The average home in the Greater Toronto Area sold for $732,292 in August, a 20.5-per-cent drop from the market's peak in April, when prices for all types of homes averaged $920,791, according to the Toronto Real Estate Board.
Compared to a year ago, the average price for a home in the GTA is up just 3 per cent, which means a four-month drop in prices since April has eroded almost all of the gains the Toronto market recorded late last year and earlier this year.
The total number of homes sold fell 34.8 per cent to 6,357 in August compared to a year earlier.
The detached house sector has been hit hardest, with the average price of a detached home in the City of Toronto now down 1.2 per cent compared to a year ago at $1,191,052, while detached house prices in the 905 region surrounding Toronto have fallen 0.1 per cent over the past year to an average of $906,592 in August.
From the market's peak in April this year, the average price for detached homes in the GTA has fallen 19.6 per cent to $968,494 in August from $1,205,262 in April, bringing the average detached home price back below $1,000,000 in the region.
Semi-detached home prices are still up 12.1 per cent compared to a year ago, however, while townhouse prices are 8.9 per cent higher and condominium prices are up 21.4 per cent since August, 2016.
Detached homes have become one of the weakest sectors in Toronto's real estate market in recent months as many buyers opt for more affordable options. Many who own detached houses have also opted not to list expensive homes for sale in a weakening market.
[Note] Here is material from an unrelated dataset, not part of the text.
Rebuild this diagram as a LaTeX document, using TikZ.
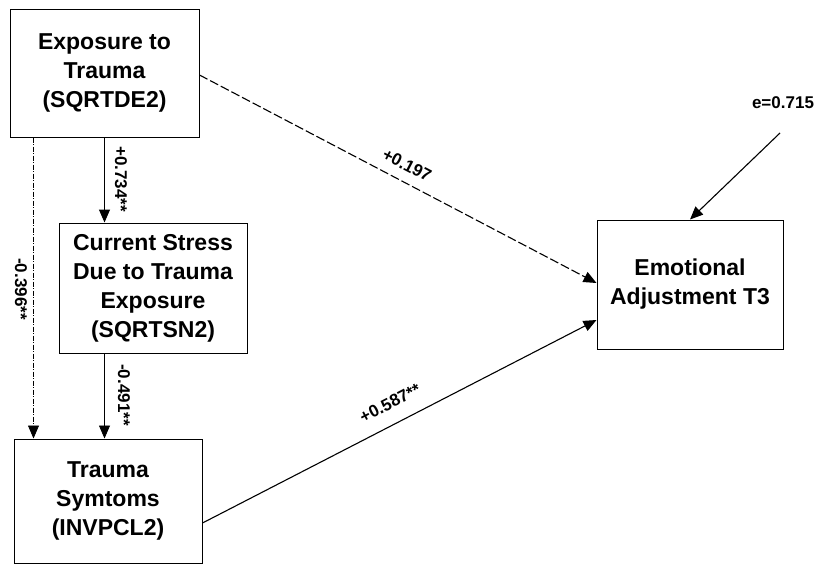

The Toronto Real Estate Board said a key reason for weakness in the average sales price in August was a change in the composition of homes sold in the month, with far fewer higher-priced homes sold compared to a year ago. TREB's benchmark house price index, which corrects for the changing composition of homes sold in the period, showed a 14.3-per-cent increase in prices in August.
The number of detached homes sold in August fell 41.6 per cent compared to the same month last year, while other types of housing had less severe sales declines. Condominium sales, for example, were down 28 per cent in August, but condo prices climbed compared to July and remain strong on a year-over-year basis.
TREB said 11,523 homes of all types were listed for sale in August, the lowest level for August since 2010 and a decline of 6.7 per cent compared to a year ago. Although new listings surged from April to June, the latest numbers suggest many potential sellers are moving to the sidelines while waiting to see if home prices recover this fall.
TREB president Tim Syrianos said economic conditions remain strong in Toronto, and his association believes the market could improve this fall as buyers start shopping again.
"Positive economic news coupled with the slower pace of price growth we are now experiencing could prompt an improvement in the demand for ownership housing, over and above the regular season bump as we move through the fall," he said in a statement.
Jason Mercer, TREB director of market analysis, said the market is currently balanced between buyers and sellers, which means price growth should "normalize" slightly above the rate of inflation.
"However, if some buyers move from the sidelines back into the marketplace, as TREB consumer research suggests may happen, an acceleration in price growth could result if listings remain at current levels," Mr. Mercer said.